The COOL and Conflicts Minerals cases are just the tip of the compelled speech iceberg. Perhaps the biggest food fight today is being debated in multiple states, in referenda and in state and proposed federal legislation regarding “genetically modified organisms” (“GMO”) used in food production. Consumers and environmentalists are seeking mandatory disclosure of GMOs in food. While referenda in California and Washington have been defeated, the issue is very much alive in the legislative arena. Maine and Connecticut have already passed laws requiring GMO disclosure; however, those laws only become effective upon adoption of similar laws in a sufficient number of New England or neighboring states or upon implementation in states with a minimum population requirement.

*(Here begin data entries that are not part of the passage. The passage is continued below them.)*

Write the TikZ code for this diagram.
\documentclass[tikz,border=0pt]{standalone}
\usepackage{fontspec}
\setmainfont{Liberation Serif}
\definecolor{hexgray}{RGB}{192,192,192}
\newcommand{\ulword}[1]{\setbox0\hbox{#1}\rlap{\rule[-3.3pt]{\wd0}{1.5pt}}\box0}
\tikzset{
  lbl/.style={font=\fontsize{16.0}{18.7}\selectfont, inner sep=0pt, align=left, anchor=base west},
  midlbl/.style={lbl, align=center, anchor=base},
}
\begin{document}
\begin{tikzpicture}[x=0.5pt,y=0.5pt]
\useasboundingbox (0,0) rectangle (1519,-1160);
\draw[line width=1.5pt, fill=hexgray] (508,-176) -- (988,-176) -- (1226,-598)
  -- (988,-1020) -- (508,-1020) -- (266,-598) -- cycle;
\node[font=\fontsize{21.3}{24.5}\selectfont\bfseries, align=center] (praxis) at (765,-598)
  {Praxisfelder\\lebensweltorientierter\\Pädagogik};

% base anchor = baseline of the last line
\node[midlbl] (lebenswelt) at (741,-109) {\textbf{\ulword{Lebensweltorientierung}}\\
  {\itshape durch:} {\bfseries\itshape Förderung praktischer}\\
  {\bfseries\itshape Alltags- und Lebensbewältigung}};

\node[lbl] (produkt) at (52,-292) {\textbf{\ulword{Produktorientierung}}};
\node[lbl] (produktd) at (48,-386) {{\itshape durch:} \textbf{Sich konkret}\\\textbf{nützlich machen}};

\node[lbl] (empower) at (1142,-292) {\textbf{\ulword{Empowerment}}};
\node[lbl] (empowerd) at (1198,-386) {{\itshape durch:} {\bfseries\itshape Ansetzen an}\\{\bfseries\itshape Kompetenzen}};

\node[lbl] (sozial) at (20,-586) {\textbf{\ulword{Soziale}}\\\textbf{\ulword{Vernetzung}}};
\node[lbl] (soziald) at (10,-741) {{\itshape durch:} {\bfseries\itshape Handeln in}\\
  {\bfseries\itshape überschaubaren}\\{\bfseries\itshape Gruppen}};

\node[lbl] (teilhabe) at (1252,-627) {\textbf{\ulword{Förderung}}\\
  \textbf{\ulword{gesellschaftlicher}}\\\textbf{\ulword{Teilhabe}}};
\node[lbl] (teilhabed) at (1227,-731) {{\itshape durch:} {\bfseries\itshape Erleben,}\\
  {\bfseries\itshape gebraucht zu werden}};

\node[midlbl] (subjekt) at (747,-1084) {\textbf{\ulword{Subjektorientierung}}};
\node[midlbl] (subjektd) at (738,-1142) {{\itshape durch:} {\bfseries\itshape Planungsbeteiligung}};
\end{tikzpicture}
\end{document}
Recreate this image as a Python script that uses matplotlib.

However, on May 8, 2014, Vermont’s governor signed a stand-alone mandatory GMO labeling law that becomes effective in mid-2016. The law establishes a $1.5 million “legal defense fund” to which private individuals can contribute. The legal costs of defending the law are being estimated between $5 and $8 million. Meanwhile competing mandatory and voluntary labeling, with state preemption of mandatory labeling, bills have been introduced in the U.S. Congress. U.S. legislation does not appear to be moving in either direction for the time being.

In the private arena, Whole Foods has moved to require its vendors to disclose GMO use in products sold at Whole Foods beginning by 2018. The rBST debate may be quite instructive in that consumer demand eventually drove disclosure. The question of course is: why should our government tell us what to say when the marketplace of ideas appears to work so well? Moreover, the AMI panel decision would open the door to mandatory speech on a host of fronts, and perhaps those who want mandatory disclosure of COOL or Conflicts Minerals or non-GMO won’t want future disclosure rules that government may require based upon its “interests.”

The First Amendment can and should prevent government compelled speech at least unless there is actual consumer deception. As both the rBST debate and Whole Foods’ requirements show, the market place can more efficiently and legally address any need for speech.